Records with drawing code
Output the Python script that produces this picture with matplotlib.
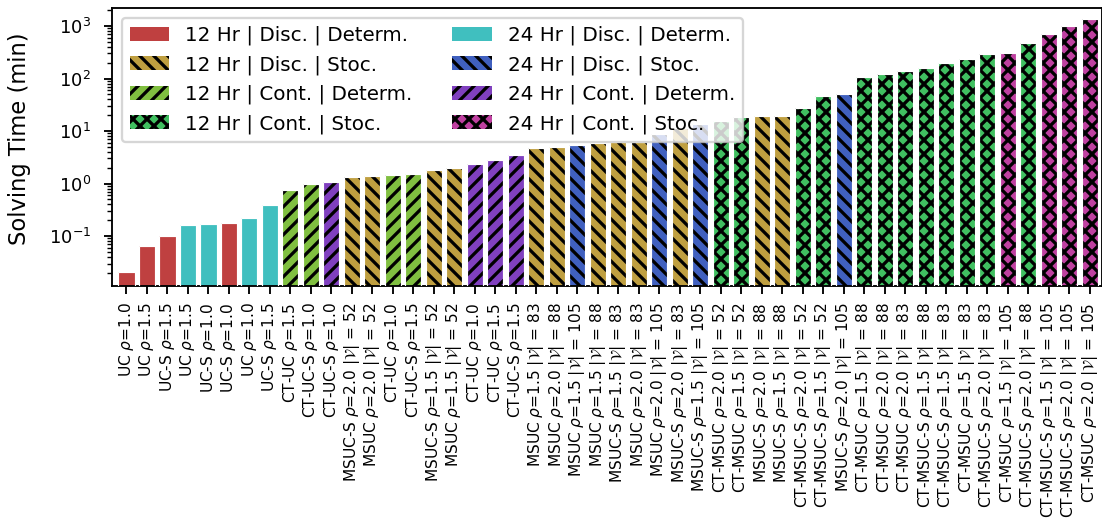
"""
Solving time per model configuration, log-scale bar chart
with colour/hatch per horizon, network type and uncertainty.
"""
import matplotlib
matplotlib.use('Agg')
import matplotlib.pyplot as plt
from matplotlib.patches import Patch

DPI = 168
plt.rcParams['hatch.linewidth'] = 1.4

V = r'$|\mathcal{V}|$'
R = r'$\rho$'

labels = [
    f'UC {R}=1.0', f'UC {R}=1.5', f'UC-S {R}=1.5', f'UC {R}=1.5',
    f'UC-S {R}=1.0', f'UC-S {R}=1.0', f'UC {R}=1.0', f'UC-S {R}=1.5',
    f'CT-UC {R}=1.5', f'CT-UC-S {R}=1.0', f'CT-UC-S {R}=1.0',
    f'MSUC-S {R}=2.0 {V} = 52', f'MSUC {R}=2.0 {V} = 52',
    f'CT-UC {R}=1.0', f'CT-UC-S {R}=1.5',
    f'MSUC-S {R}=1.5 {V} = 52', f'MSUC {R}=1.5 {V} = 52',
    f'CT-UC {R}=1.0', f'CT-UC {R}=1.5', f'CT-UC-S {R}=1.5',
    f'MSUC {R}=1.5 {V} = 83', f'MSUC {R}=2.0 {V} = 88',
    f'MSUC {R}=1.5 {V} = 105', f'MSUC {R}=1.5 {V} = 88',
    f'MSUC-S {R}=1.5 {V} = 83', f'MSUC {R}=2.0 {V} = 83',
    f'MSUC {R}=2.0 {V} = 105', f'MSUC-S {R}=2.0 {V} = 83',
    f'MSUC-S {R}=1.5 {V} = 105', f'CT-MSUC {R}=2.0 {V} = 52',
    f'CT-MSUC {R}=1.5 {V} = 52', f'MSUC-S {R}=2.0 {V} = 88',
    f'MSUC-S {R}=1.5 {V} = 88', f'CT-MSUC-S {R}=2.0 {V} = 52',
    f'CT-MSUC-S {R}=1.5 {V} = 52', f'MSUC-S {R}=2.0 {V} = 105',
    f'CT-MSUC {R}=1.5 {V} = 88', f'CT-MSUC {R}=2.0 {V} = 88',
    f'CT-MSUC {R}=2.0 {V} = 83', f'CT-MSUC-S {R}=1.5 {V} = 88',
    f'CT-MSUC-S {R}=1.5 {V} = 83', f'CT-MSUC {R}=1.5 {V} = 83',
    f'CT-MSUC-S {R}=2.0 {V} = 83', f'CT-MSUC {R}=1.5 {V} = 105',
    f'CT-MSUC-S {R}=2.0 {V} = 88', f'CT-MSUC-S {R}=1.5 {V} = 105',
    f'CT-MSUC-S {R}=2.0 {V} = 105', f'CT-MSUC {R}=2.0 {V} = 105',
]

times = [
    0.021, 0.064, 0.10, 0.16, 0.17, 0.18, 0.217, 0.39,
    0.77, 1.0, 1.06, 1.32, 1.4, 1.48, 1.53, 1.85, 1.94,
    2.4, 2.83, 3.46, 4.8, 5.0, 5.4, 6.0, 6.1, 6.2,
    8.8, 11.3, 13.5, 15.3, 18.6, 19.0, 19.0, 27.8, 47, 50,
    105, 120, 139, 158, 197, 232, 296, 306, 474, 694, 987, 1350,
]

# 0..3 -> 12 Hr, 4..7 -> 24 Hr (Disc/Determ, Disc/Stoc, Cont/Determ, Cont/Stoc)
groups = [
    0, 0, 0, 4, 4, 0, 4, 4,
    2, 2, 6, 1, 1, 2, 2, 1, 1,
    6, 6, 6, 1, 1, 5, 1, 1, 1,
    5, 1, 5, 3, 3, 1, 1, 3, 3, 5,
    3, 3, 3, 3, 3, 3, 3, 7, 3, 7, 7, 7,
]

group_names = [
    '12 Hr | Disc. | Determ.', '12 Hr | Disc. | Stoc.',
    '12 Hr | Cont. | Determ.', '12 Hr | Cont. | Stoc.',
    '24 Hr | Disc. | Determ.', '24 Hr | Disc. | Stoc.',
    '24 Hr | Cont. | Determ.', '24 Hr | Cont. | Stoc.',
]
group_colors = ['#bf4040', '#bf9f40', '#80bf40', '#40bf60',
                '#40bfbf', '#4060bf', '#8040bf', '#bf40a0']
group_hatch = ['', '\\\\\\\\', '////', 'xxxx', '', '\\\\\\\\', '////', 'xxxx']

fig = plt.figure(figsize=(1102 / DPI, 527 / DPI), dpi=DPI)
ax = fig.add_axes([0.1016, 0.4573, 0.8984, 0.5275])

x = list(range(len(times)))
fcs = [group_colors[g] for g in groups]
hatches = [group_hatch[g] for g in groups]

# hatched fill (black hatch lines), then a white outline on top
ax.bar(x, times, width=0.8, color=fcs, edgecolor='black', linewidth=0,
       hatch=hatches, zorder=2)
ax.bar(x, times, width=0.8, fill=False, edgecolor='white', linewidth=0.5,
       zorder=3)

ax.set_yscale('log')
ax.set_ylim(0.0112, 2200)
ax.set_xlim(-0.7, 47.6)
ax.set_xticks(x)
ax.set_xticklabels(labels, rotation=90, fontsize=6.6)
ax.tick_params(axis='y', labelsize=7.7, pad=5.5)
ax.set_ylabel('Solving Time (min)', fontsize=9.7)
ax.yaxis.set_label_coords(-0.082, 0.53)

handles = [Patch(facecolor=group_colors[i], edgecolor='black', linewidth=0,
                 hatch=group_hatch[i], label=group_names[i])
           for i in range(8)]
ax.legend(handles=handles, loc='upper left', ncol=2, fontsize=8.5)

fig.savefig('out.png', dpi=DPI)
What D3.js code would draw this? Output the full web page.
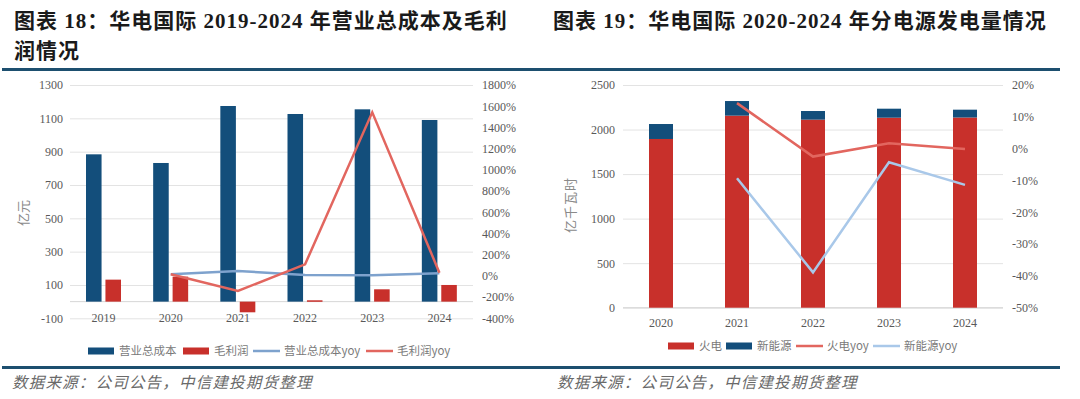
<!DOCTYPE html>
<html>
<head>
<meta charset="utf-8">
<script src="https://cdn.jsdelivr.net/npm/d3@7"></script>
<style>
  body { margin: 0; background: #fff; }
  svg { display: block; }
</style>
</head>
<body>
<svg id="chart" width="1080" height="399"></svg>
<script>
const svg = d3.select('#chart')
const darkBlue = '#134e7b'
const barRed = '#c8302b'
const lineRed = '#e2665f'
const gridColor = '#e3e3e3'
const axisText = '#595959'
const serif = '"Liberation Serif", "Times New Roman", serif'
const cjk = '"Noto Sans CJK SC", "Noto Sans", sans-serif'

// ---- chart 18 data
const years18 = ['2019', '2020', '2021', '2022', '2023', '2024']
const cost = [884, 832, 1174, 1126, 1154, 1090]
const profit = [132, 150, -64, 8, 74, 100]
const costYoy = [null, 15, 46, 8, 5, 25]
const profitYoy = [null, 15, -142, 109, 1542, 30]
const leftTicks18 = [-100, 100, 300, 500, 700, 900, 1100, 1300]
const rightTicks18 = [-400, -200, 0, 200, 400, 600, 800, 1000, 1200, 1400, 1600, 1800]

// ---- chart 19 data
const years19 = ['2020', '2021', '2022', '2023', '2024']
const thermal = [1894, 2156, 2111, 2133, 2135]
const renew = [168, 164, 97, 101, 88]
const thermalYoy = [null, 14.3, -2.5, 1.7, -0.1]
const renewYoy = [null, -9.3, -38.9, -4.3, -11.4]
const leftTicks19 = [0, 500, 1000, 1500, 2000, 2500]
const rightTicks19 = [-50, -40, -30, -20, -10, 0, 10, 20]

// titles and rules
const title = svg.append('g')
  .attr('font-family', `${serif.split(',')[0]}, ${cjk}`)
  .attr('font-weight', 'bold')
  .attr('font-size', '21px')
  .attr('fill', '#1a1a1a')
  .style('letter-spacing', '1px')
title.append('text').attr('x', 14).attr('y', 28).text('图表 18：华电国际 2019-2024 年营业总成本及毛利')
title.append('text').attr('x', 14).attr('y', 58).text('润情况')
title.append('text').attr('x', 553).attr('y', 28).text('图表 19：华电国际 2020-2024 年分电源发电量情况')

svg.append('line').attr('x1', 2).attr('x2', 1060).attr('y1', 69.5).attr('y2', 69.5)
  .attr('stroke', '#1d4f6f').attr('stroke-width', 3)
svg.append('line').attr('x1', 2).attr('x2', 1060).attr('y1', 367.5).attr('y2', 367.5)
  .attr('stroke', '#1d4f6f').attr('stroke-width', 3)

const src = svg.append('g')
  .attr('font-family', cjk)
  .attr('font-style', 'italic')
  .attr('font-size', '15.5px')
  .attr('fill', '#6a6a6a')
  .style('letter-spacing', '1.2px')
src.append('text').attr('x', 12).attr('y', 388).text('数据来源：公司公告，中信建投期货整理')
src.append('text').attr('x', 557).attr('y', 388).text('数据来源：公司公告，中信建投期货整理')

// ================= chart 18 =================
const x18 = d3.scaleBand().domain(years18).range([70, 473])
const xIn18 = d3.scaleBand().domain(['cost', 'profit']).range([16, 51]).paddingInner(0.2)
const yL18 = d3.scaleLinear().domain([-100, 1300]).range([318.3, 85])
const yR18 = d3.scaleLinear().domain([-400, 1800]).range([318.3, 85])

const g18 = svg.append('g')

g18.append('g')
  .call(d3.axisLeft(yL18).tickValues(leftTicks18).tickSize(-(473 - 70)).tickFormat(d => d))
  .attr('transform', 'translate(70,0)')
  .call(g => g.select('.domain').remove())
  .call(g => g.selectAll('.tick line').attr('stroke', gridColor))
  .call(g => g.selectAll('.tick text').attr('x', -7).attr('fill', axisText)
    .attr('font-family', serif).attr('font-size', '12px'))

g18.append('g')
  .attr('transform', 'translate(473,0)')
  .call(d3.axisRight(yR18).tickValues(rightTicks18).tickSize(0).tickFormat(d => d + '%'))
  .call(g => g.select('.domain').remove())
  .call(g => g.selectAll('.tick text').attr('x', 9).attr('fill', axisText)
    .attr('font-family', serif).attr('font-size', '12px'))

g18.append('line').attr('x1', 70).attr('x2', 473)
  .attr('y1', yL18(0)).attr('y2', yL18(0)).attr('stroke', '#d6d6d6')

g18.append('g')
  .attr('transform', `translate(0,${yL18(-100)})`)
  .call(d3.axisBottom(x18).tickSize(0))
  .call(g => g.select('.domain').remove())
  .call(g => g.selectAll('.tick text').attr('dy', '0.05em').attr('fill', axisText)
    .attr('font-family', serif).attr('font-size', '12px'))

g18.selectAll('rect.cost').data(cost).enter().append('rect')
  .attr('class', 'cost')
  .attr('x', (d, i) => x18(years18[i]) + xIn18('cost'))
  .attr('width', xIn18.bandwidth())
  .attr('y', d => yL18(Math.max(0, d)))
  .attr('height', d => Math.abs(yL18(d) - yL18(0)))
  .attr('fill', darkBlue)

g18.selectAll('rect.profit').data(profit).enter().append('rect')
  .attr('class', 'profit')
  .attr('x', (d, i) => x18(years18[i]) + xIn18('profit'))
  .attr('width', xIn18.bandwidth())
  .attr('y', d => yL18(Math.max(0, d)))
  .attr('height', d => Math.max(1.5, Math.abs(yL18(d) - yL18(0))))
  .attr('fill', barRed)

const cx18 = i => x18(years18[i]) + x18.bandwidth() / 2
const line18 = d3.line().defined(d => d != null).x((d, i) => cx18(i)).y(d => yR18(d))

g18.append('path').datum(costYoy).attr('d', line18)
  .attr('fill', 'none').attr('stroke', '#7ea2cd').attr('stroke-width', 2.5)
g18.append('path').datum(profitYoy).attr('d', line18)
  .attr('fill', 'none').attr('stroke', lineRed).attr('stroke-width', 2.5)

svg.append('text')
  .attr('transform', 'translate(28,213) rotate(-90)')
  .attr('text-anchor', 'middle')
  .attr('font-family', cjk).attr('font-size', '13px').attr('fill', '#8a8a8a')
  .text('亿元')

// legend 18
const leg18 = [
  { type: 'rect', color: darkBlue, label: '营业总成本', x: 88 },
  { type: 'rect', color: barRed, label: '毛利润', x: 183 },
  { type: 'line', color: '#7ea2cd', label: '营业总成本yoy', x: 253 },
  { type: 'line', color: lineRed, label: '毛利润yoy', x: 366 }
]

// ================= chart 19 =================
const x19 = d3.scaleBand().domain(years19).range([623, 1003])
const barW19 = 24
const yL19 = d3.scaleLinear().domain([0, 2500]).range([307.7, 85])
const yR19 = d3.scaleLinear().domain([-50, 20]).range([307.7, 85])

const g19 = svg.append('g')

g19.append('g')
  .attr('transform', 'translate(623,0)')
  .call(d3.axisLeft(yL19).tickValues(leftTicks19).tickSize(-(1003 - 623)).tickFormat(d => d))
  .call(g => g.select('.domain').remove())
  .call(g => g.selectAll('.tick line').attr('stroke', gridColor))
  .call(g => g.selectAll('.tick text').attr('x', -8).attr('fill', axisText)
    .attr('font-family', serif).attr('font-size', '12px'))

g19.append('g')
  .attr('transform', 'translate(1003,0)')
  .call(d3.axisRight(yR19).tickValues(rightTicks19).tickSize(0).tickFormat(d => d + '%'))
  .call(g => g.select('.domain').remove())
  .call(g => g.selectAll('.tick text').attr('x', 9).attr('fill', axisText)
    .attr('font-family', serif).attr('font-size', '12px'))

g19.append('line').attr('x1', 623).attr('x2', 1003)
  .attr('y1', yL19(0)).attr('y2', yL19(0)).attr('stroke', '#d6d6d6')

g19.append('g')
  .attr('transform', `translate(0,${yL19(0) + 8})`)
  .call(d3.axisBottom(x19).tickSize(0))
  .call(g => g.select('.domain').remove())
  .call(g => g.selectAll('.tick text').attr('fill', axisText)
    .attr('font-family', serif).attr('font-size', '12px'))

const bx19 = i => x19(years19[i]) + (x19.bandwidth() - barW19) / 2

g19.selectAll('rect.thermal').data(thermal).enter().append('rect')
  .attr('class', 'thermal')
  .attr('x', (d, i) => bx19(i))
  .attr('width', barW19)
  .attr('y', d => yL19(d))
  .attr('height', d => yL19(0) - yL19(d))
  .attr('fill', barRed)

g19.selectAll('rect.renew').data(renew).enter().append('rect')
  .attr('class', 'renew')
  .attr('x', (d, i) => bx19(i))
  .attr('width', barW19)
  .attr('y', (d, i) => yL19(thermal[i] + d))
  .attr('height', (d, i) => yL19(thermal[i]) - yL19(thermal[i] + d))
  .attr('fill', darkBlue)

const cx19 = i => x19(years19[i]) + x19.bandwidth() / 2
const line19 = d3.line().defined(d => d != null).x((d, i) => cx19(i)).y(d => yR19(d))

g19.append('path').datum(thermalYoy).attr('d', line19)
  .attr('fill', 'none').attr('stroke', lineRed).attr('stroke-width', 2.5)
g19.append('path').datum(renewYoy).attr('d', line19)
  .attr('fill', 'none').attr('stroke', '#a9c8e9').attr('stroke-width', 2.5)

svg.append('text')
  .attr('transform', 'translate(575,205) rotate(-90)')
  .attr('text-anchor', 'middle')
  .attr('font-family', cjk).attr('font-size', '13px').attr('fill', '#8a8a8a')
  .style('letter-spacing', '1px')
  .text('亿千瓦时')

const leg19 = [
  { type: 'rect', color: barRed, label: '火电', x: 668 },
  { type: 'rect', color: darkBlue, label: '新能源', x: 726 },
  { type: 'line', color: lineRed, label: '火电yoy', x: 796 },
  { type: 'line', color: '#a9c8e9', label: '新能源yoy', x: 873 }
]

function drawLegend(items, y) {
  const g = svg.append('g')
    .attr('font-family', cjk).attr('font-size', '11.5px').attr('fill', '#7a7a7a')
  items.forEach(it => {
    if (it.type === 'rect') {
      g.append('rect').attr('x', it.x).attr('y', y - 3.5).attr('width', 26).attr('height', 7).attr('fill', it.color)
    } else {
      g.append('line').attr('x1', it.x).attr('x2', it.x + 27).attr('y1', y).attr('y2', y)
        .attr('stroke', it.color).attr('stroke-width', 2.5)
    }
    g.append('text').attr('x', it.x + 31).attr('y', y).attr('dy', '0.36em').text(it.label)
  })
}
drawLegend(leg18, 351)
drawLegend(leg19, 346)
</script>
</body>
</html>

Required task - Select every line of the material above holding the word "this" and copy it.

Result of the task -
Output the Python script that produces this picture with matplotlib.
What D3.js code would draw this? Output the full web page.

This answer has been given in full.